▸ Work instructions
Repeat the lines exactly from the line that contains "What React, TypeScript" through the line that contains "const timeMin: number[]"; leave images out and add nothing.

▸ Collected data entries
Start

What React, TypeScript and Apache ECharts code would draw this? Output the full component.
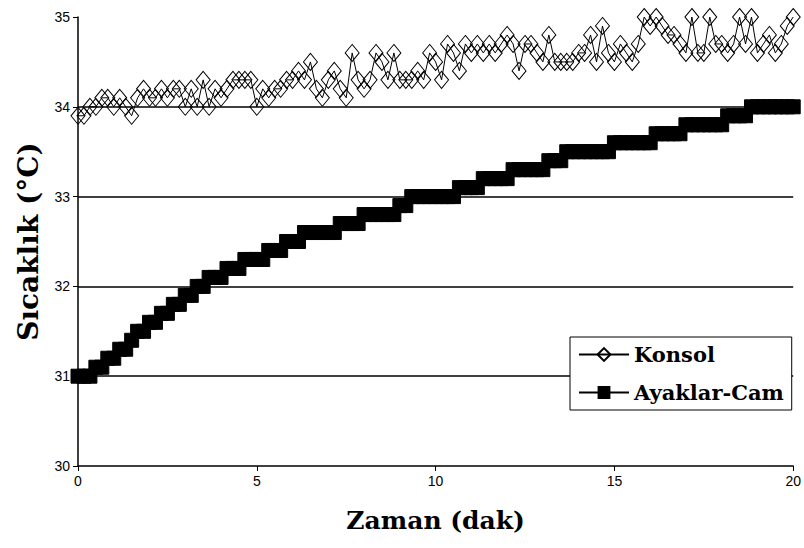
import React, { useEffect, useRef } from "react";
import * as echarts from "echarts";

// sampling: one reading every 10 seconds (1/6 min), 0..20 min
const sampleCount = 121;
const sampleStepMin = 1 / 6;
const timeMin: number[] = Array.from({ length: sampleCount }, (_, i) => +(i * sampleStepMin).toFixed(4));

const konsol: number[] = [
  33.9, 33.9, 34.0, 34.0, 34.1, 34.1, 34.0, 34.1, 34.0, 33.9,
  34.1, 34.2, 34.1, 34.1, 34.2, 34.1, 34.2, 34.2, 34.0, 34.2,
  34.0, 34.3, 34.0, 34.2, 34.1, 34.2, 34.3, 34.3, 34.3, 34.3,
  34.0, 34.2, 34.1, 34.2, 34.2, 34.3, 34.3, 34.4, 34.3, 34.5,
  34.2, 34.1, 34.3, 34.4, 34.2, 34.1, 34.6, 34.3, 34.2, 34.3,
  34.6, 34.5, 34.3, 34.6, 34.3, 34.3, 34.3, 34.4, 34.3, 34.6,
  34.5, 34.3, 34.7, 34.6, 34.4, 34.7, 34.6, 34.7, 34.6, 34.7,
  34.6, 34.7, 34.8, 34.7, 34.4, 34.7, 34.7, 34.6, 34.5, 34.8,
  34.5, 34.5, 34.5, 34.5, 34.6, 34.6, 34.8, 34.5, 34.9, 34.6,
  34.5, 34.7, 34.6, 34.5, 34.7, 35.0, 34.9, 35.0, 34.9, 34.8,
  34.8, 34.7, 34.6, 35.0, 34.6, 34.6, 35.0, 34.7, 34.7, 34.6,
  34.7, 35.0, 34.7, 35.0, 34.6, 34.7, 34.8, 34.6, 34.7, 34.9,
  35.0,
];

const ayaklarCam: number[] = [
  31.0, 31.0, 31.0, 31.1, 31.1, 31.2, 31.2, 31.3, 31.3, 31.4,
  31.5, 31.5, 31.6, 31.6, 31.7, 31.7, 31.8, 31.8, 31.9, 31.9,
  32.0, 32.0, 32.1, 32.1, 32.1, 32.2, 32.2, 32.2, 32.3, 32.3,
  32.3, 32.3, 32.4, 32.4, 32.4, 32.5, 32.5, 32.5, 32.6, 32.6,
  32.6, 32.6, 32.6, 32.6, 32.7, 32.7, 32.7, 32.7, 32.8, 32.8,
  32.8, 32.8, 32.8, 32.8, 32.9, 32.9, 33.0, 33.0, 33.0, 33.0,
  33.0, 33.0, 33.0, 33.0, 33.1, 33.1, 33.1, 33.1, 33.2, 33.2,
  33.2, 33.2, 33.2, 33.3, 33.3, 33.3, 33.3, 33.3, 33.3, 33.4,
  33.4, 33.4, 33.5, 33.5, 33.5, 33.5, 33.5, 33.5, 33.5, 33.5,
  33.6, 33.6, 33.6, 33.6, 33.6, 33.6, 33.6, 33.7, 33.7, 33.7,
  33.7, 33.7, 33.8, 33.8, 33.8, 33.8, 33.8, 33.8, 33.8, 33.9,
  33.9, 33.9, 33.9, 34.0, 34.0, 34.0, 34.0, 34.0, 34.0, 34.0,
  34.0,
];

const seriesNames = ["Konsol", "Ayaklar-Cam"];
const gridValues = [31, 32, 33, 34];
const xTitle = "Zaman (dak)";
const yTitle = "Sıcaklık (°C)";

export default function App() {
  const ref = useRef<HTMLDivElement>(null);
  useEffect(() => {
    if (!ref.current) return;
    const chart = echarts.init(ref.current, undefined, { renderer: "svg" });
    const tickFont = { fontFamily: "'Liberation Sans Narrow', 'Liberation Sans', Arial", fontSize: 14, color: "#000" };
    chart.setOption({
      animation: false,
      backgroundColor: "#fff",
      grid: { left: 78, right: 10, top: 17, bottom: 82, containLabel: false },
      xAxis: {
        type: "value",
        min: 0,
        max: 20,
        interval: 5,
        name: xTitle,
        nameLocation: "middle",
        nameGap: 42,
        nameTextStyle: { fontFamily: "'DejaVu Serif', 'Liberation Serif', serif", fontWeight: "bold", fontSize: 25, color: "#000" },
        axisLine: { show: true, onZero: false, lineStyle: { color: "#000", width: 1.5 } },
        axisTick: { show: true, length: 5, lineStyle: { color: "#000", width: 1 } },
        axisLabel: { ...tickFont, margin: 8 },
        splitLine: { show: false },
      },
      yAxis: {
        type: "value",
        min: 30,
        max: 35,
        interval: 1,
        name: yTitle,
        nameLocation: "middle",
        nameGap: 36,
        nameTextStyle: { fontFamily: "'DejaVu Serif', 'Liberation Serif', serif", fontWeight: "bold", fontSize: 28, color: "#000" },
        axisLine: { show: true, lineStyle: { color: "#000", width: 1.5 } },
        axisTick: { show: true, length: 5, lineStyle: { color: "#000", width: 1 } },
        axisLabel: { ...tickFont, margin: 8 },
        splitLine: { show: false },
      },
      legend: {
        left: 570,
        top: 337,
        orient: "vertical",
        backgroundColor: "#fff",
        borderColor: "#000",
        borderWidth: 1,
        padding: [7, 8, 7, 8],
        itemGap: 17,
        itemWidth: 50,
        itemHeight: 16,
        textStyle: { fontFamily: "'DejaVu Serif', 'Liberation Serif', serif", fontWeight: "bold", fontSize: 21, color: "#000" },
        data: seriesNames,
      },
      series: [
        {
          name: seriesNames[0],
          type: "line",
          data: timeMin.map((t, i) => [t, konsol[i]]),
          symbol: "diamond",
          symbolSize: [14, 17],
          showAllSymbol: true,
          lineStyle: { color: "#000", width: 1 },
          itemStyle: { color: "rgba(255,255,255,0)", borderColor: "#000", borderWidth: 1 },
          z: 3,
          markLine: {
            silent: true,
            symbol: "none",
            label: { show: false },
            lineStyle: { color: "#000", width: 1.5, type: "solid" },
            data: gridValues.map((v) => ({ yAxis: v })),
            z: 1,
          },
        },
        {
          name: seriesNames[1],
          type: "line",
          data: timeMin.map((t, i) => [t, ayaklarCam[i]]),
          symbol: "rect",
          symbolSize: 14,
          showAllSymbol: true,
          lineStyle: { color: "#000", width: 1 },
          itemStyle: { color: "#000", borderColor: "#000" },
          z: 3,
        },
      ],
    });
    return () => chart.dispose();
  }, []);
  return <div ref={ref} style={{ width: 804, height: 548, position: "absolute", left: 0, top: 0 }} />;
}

End
Start

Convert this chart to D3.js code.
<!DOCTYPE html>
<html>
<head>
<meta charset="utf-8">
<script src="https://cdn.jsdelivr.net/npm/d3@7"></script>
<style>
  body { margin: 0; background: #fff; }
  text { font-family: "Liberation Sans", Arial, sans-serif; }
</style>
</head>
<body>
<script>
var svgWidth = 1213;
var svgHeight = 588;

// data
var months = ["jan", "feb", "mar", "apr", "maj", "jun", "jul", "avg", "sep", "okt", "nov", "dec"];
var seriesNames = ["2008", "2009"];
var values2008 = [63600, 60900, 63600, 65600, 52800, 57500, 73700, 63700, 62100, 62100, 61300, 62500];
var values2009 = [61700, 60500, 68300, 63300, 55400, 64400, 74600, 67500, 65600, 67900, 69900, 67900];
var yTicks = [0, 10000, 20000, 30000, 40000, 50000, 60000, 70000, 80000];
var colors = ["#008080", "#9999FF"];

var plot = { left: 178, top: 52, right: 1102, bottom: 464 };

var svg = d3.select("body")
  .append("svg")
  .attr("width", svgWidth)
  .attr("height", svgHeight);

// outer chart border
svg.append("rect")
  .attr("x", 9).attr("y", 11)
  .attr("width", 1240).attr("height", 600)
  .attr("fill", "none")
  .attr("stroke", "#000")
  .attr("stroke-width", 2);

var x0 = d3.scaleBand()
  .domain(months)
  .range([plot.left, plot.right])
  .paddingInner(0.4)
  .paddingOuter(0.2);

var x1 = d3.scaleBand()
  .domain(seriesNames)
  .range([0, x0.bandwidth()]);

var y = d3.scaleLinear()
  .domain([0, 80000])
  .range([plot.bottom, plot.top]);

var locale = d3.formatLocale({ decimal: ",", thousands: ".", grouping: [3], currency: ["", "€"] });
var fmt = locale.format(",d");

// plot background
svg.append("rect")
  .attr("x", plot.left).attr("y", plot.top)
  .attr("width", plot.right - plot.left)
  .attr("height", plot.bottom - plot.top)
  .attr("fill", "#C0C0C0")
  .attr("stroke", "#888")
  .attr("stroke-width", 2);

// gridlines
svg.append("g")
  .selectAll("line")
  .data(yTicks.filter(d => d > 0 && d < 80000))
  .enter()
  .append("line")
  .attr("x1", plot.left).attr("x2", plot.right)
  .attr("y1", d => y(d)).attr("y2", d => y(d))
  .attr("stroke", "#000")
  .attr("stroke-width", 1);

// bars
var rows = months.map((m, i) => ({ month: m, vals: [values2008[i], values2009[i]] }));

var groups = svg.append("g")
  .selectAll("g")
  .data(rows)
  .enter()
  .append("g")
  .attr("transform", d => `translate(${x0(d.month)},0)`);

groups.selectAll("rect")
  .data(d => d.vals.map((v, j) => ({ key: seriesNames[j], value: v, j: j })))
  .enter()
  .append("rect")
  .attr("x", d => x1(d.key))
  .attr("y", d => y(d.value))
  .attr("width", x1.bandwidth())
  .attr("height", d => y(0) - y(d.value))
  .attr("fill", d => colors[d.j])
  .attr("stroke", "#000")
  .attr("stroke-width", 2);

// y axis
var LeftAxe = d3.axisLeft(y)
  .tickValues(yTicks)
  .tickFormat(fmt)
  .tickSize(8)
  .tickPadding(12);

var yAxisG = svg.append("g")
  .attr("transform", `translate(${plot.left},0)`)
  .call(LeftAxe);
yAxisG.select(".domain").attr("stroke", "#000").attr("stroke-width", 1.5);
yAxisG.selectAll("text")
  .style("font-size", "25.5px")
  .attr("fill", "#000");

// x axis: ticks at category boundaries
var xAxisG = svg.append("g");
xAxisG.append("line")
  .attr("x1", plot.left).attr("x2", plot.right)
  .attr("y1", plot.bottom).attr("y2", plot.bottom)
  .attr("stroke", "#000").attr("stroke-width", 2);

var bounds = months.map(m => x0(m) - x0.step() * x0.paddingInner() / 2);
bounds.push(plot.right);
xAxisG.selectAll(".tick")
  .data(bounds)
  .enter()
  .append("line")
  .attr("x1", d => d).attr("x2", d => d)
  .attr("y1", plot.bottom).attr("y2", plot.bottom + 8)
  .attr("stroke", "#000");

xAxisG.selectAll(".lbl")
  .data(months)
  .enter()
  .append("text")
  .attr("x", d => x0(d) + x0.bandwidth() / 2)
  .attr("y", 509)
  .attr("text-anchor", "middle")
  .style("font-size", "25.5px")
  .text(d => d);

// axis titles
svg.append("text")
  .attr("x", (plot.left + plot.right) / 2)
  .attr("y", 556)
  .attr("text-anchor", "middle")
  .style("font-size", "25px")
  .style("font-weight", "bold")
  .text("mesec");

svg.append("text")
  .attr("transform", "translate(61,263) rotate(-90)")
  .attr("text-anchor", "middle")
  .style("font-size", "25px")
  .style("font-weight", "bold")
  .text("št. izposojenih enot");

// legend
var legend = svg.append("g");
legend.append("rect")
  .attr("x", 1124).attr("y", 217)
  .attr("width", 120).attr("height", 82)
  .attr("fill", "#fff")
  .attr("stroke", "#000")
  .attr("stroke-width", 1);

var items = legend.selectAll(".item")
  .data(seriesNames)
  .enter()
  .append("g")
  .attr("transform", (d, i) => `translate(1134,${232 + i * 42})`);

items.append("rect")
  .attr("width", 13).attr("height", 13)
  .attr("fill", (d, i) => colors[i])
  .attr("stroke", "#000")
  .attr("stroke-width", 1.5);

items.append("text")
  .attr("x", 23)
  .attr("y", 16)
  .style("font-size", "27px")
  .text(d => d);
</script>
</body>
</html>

End

▸ Answer to the problem
What React, TypeScript and Apache ECharts code would draw this? Output the full component.
import React, { useEffect, useRef } from "react";
import * as echarts from "echarts";

// sampling: one reading every 10 seconds (1/6 min), 0..20 min
const sampleCount = 121;
const sampleStepMin = 1 / 6;
const timeMin: number[] = Array.from({ length: sampleCount }, (_, i) => +(i * sampleStepMin).toFixed(4));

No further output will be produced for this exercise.